Linear Lines Explained- Properties and Equations
What Linear Lines Actually Are
Let's get this straight: a linear line is just a straight line on a graph. That's it. No curves, no loops, no surprises. Every point on the line follows the same basic rule, which is what makes linear equations so predictable and useful.
The word "linear" comes from the Latin linearis, meaning "belonging to a line." You don't need to remember that, but it helps you understand what you're working with.
Linear lines appear everywhere in real life: pricing plans with fixed costs, distance over time at constant speed, conversion rates in currency exchange. If something changes at a steady rate, you're looking at a linear relationship.
Core Properties of Linear Lines
Slope: The Steepness Factor
Slope tells you how steep a line is. You calculate it as rise over run:
Slope = (change in y) / (change in x)
Think of it as "how much does y move when x changes by 1?"
- Positive slope: line goes upward from left to right
- Negative slope: line goes downward from left to right
- Zero slope: horizontal line (y stays constant)
- Undefined slope: vertical line (x stays constant)
Y-Intercept: Where It Crosses the Y-Axis
The y-intercept is the point where your line hits the y-axis. This happens when x = 0. It's often written as (0, b) and represents your starting value or baseline.
X-Intercept: Where It Crosses the X-Axis
The x-intercept is where the line crosses the x-axis. This happens when y = 0. You find it by setting y = 0 in your equation and solving for x.
Parallel vs. Perpendicular Lines
Parallel lines never touch. They have the same slope but different y-intercepts.
Perpendicular lines intersect at a 90-degree angle. Their slopes are negative reciprocals of each other. If one line has slope m, the perpendicular line has slope -1/m.
The Three Forms of Linear Equations
You need to know these three equation forms. Each one highlights different information about the line.
| Form | Equation | What It Shows |
|---|---|---|
| Slope-Intercept | y = mx + b | Slope (m) and y-intercept (b) directly |
| Point-Slope | y - y₁ = m(x - x₁) | Slope and one known point on the line |
| Standard | Ax + By = C | Integer coefficients, no fractions preferred |
Slope-Intercept Form: y = mx + b
This is the most common form.
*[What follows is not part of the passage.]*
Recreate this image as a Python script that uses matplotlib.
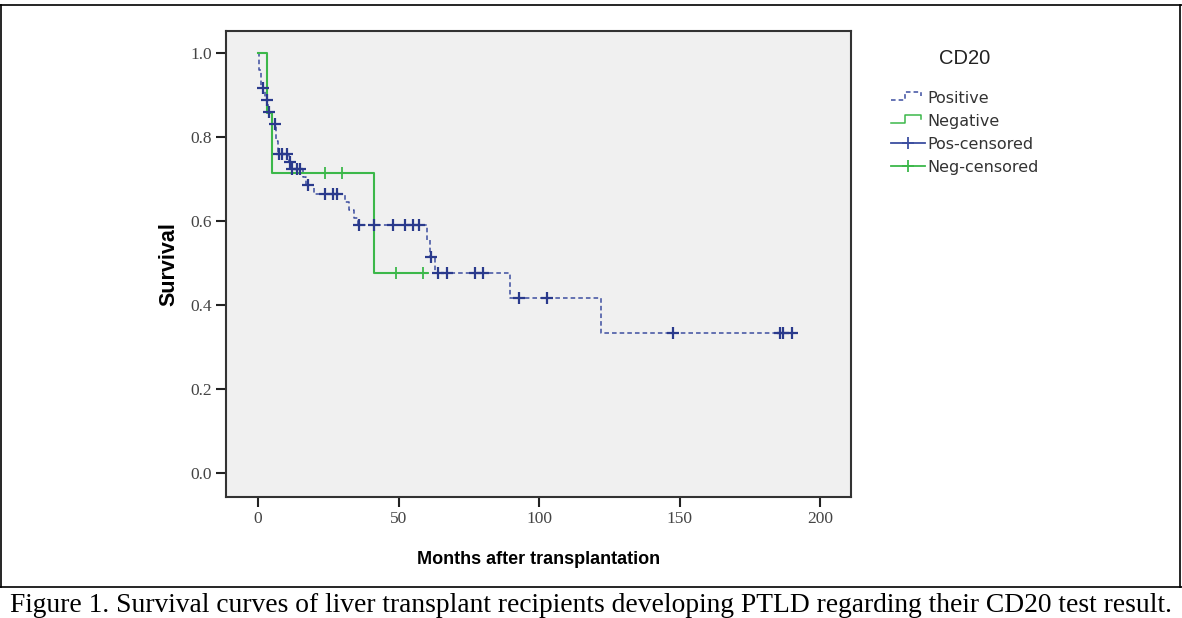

The m is your slope, the b is your y-intercept. If you see an equation and need to graph it quickly, this is the form you want to convert to first.
Example: y = 3x + 2 has slope 3 and crosses the y-axis at (0, 2).
Point-Slope Form: y - y₁ = m(x - x₁)
Use this when you know the slope and one point on the line. It's useful for writing equations without first finding the y-intercept.
Example: y - 5 = 2(x - 3) tells you the line passes through (3, 5) with slope 2.
Standard Form: Ax + By = C
A, B, and C are integers. A should be positive. This form makes it easy to find intercepts by plugging in zeros.
Example: 2x + 3y = 12. Set x = 0 to find y-intercept, set y = 0 to find x-intercept.
How to Work With Linear Equations
Finding the Equation From Two Points
Step 1: Calculate the slope using both points.
Step 2: Pick one point and use point-slope form.
Step 3: Simplify to slope-intercept or standard form.
Let's do one: Points (1, 3) and (4, 9)
Slope = (9 - 3) / (4 - 1) = 6/3 = 2
y - 3 = 2(x - 1)
y - 3 = 2x - 2
y = 2x + 1
Done. That's your equation.
Finding the Equation From One Point and Slope
This is simpler. Plug the slope and point into point-slope form, then simplify.
Example: Point (2, 7), slope -3
y - 7 = -3(x - 2)
y - 7 = -3x + 6
y = -3x + 13
Graphing Without a Calculator
Start at the y-intercept. Use the slope to find another point (rise over run). Draw a straight line through both points. That's it.
Example: Graph y = -1/2 x + 4
Start at (0, 4). Slope = -1/2 means go down 1, right 2. That puts you at (2, 3). Draw the line through these points.
Common Mistakes to Avoid
- Confusing slope sign when lines go in opposite directions
- Forgetting that vertical lines have undefined slope, not zero slope
- Mixing up x-intercept and y-intercept calculations
- Not simplifying fractions when writing final answers
- Trying to use slope-intercept form when the line is vertical (it doesn't work)
Quick Reference: Converting Between Forms
| Conversion | Method |
|---|---|
| Standard to Slope-Intercept | Solve for y |
| Slope-Intercept to Standard | Move terms, arrange as Ax + By = C |
| Point-Slope to Slope-Intercept | Distribute and simplify |
Most conversions come down to basic algebra. If you can solve for a variable, you can convert between these forms.